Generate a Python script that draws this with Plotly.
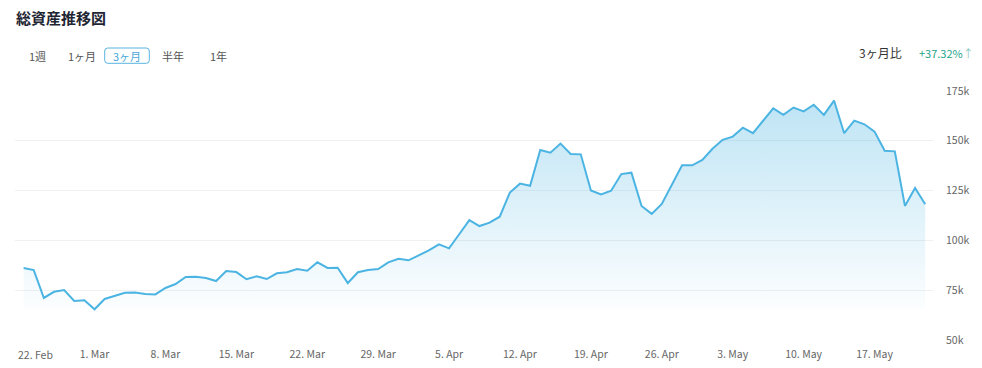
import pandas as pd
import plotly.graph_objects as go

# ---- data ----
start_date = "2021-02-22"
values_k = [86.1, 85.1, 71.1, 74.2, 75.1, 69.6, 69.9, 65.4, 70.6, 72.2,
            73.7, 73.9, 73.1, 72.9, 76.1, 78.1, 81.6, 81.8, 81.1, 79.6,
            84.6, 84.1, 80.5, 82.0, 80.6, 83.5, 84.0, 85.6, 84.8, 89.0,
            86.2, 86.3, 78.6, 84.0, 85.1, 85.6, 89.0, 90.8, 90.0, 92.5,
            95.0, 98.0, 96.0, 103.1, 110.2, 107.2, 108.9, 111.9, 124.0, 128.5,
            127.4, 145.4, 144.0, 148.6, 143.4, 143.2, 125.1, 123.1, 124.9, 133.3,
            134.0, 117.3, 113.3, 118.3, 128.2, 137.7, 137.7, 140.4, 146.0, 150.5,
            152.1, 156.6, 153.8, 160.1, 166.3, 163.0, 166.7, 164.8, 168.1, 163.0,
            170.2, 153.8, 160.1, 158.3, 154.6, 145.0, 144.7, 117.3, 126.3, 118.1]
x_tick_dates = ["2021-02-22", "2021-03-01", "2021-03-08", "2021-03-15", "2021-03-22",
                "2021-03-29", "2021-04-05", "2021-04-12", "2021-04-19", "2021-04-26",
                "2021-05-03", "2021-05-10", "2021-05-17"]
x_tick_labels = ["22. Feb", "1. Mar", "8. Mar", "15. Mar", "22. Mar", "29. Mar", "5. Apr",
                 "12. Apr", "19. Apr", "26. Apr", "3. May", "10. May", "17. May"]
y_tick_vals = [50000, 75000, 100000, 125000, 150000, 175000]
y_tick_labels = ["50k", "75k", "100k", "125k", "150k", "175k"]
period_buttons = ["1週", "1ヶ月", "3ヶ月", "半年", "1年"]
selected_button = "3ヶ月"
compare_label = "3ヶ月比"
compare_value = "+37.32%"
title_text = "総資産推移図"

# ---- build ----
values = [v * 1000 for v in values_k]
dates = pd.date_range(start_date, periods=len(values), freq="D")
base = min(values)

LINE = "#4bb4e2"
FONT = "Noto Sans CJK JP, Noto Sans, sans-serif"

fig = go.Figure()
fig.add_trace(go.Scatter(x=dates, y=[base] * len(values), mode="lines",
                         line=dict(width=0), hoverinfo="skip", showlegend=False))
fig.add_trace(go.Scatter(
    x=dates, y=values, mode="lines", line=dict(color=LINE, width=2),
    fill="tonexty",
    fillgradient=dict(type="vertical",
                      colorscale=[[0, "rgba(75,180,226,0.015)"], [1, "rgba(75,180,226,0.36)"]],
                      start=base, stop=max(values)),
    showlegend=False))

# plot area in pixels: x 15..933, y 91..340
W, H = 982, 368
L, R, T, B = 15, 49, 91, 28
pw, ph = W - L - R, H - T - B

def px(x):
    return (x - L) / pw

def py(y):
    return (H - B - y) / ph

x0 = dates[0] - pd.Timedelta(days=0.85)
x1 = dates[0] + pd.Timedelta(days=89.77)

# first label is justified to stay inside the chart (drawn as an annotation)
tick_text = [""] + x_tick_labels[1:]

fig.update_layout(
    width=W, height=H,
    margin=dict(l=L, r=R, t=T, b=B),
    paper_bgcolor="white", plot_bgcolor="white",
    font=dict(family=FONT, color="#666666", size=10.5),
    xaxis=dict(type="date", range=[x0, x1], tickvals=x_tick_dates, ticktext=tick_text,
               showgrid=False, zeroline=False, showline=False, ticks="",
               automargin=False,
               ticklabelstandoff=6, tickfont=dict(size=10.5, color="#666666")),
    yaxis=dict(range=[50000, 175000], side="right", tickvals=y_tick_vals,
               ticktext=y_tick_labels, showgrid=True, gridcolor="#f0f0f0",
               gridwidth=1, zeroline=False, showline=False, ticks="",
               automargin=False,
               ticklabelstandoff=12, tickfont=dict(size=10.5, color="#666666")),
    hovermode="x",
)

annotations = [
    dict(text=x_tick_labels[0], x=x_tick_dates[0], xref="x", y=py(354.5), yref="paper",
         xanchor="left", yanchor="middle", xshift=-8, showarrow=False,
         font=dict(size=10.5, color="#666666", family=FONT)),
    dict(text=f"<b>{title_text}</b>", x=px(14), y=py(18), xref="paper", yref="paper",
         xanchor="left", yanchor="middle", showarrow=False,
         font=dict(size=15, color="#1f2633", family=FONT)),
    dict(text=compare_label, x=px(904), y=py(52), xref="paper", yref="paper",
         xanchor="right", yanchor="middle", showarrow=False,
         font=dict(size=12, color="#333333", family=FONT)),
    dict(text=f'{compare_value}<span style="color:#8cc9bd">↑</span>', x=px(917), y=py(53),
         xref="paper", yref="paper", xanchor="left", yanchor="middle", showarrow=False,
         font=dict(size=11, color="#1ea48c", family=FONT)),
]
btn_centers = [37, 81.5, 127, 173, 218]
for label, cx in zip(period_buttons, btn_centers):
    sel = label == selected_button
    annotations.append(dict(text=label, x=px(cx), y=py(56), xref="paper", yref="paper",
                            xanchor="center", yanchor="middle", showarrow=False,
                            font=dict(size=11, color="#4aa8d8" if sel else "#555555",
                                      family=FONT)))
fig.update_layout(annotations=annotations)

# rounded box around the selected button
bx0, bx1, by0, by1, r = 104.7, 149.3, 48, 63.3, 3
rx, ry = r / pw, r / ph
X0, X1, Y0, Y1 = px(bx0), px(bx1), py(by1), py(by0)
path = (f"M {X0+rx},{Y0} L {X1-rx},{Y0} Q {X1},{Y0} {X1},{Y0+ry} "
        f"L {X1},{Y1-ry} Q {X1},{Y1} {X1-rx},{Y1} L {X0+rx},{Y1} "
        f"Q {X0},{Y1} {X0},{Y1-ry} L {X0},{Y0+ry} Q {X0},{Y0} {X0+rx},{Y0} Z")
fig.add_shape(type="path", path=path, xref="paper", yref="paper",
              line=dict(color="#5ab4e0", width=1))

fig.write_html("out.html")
•••
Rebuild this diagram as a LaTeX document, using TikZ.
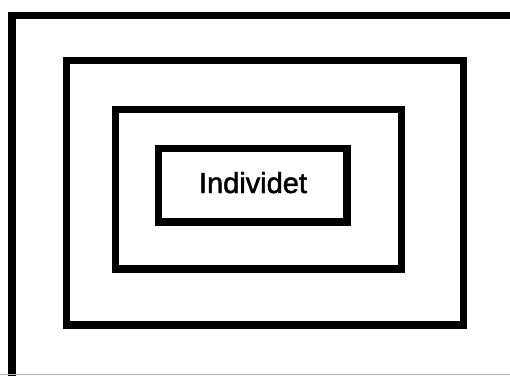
•••
## [Exercise task]
Extract the stretch of lines that begins at the line with "Generate a Python" and ends at the line with "import plotly.graph_objects as go", inclusive. Omit every picture.

## [Expected answer]
Generate a Python script that draws this with Plotly.
import pandas as pd
import plotly.graph_objects as go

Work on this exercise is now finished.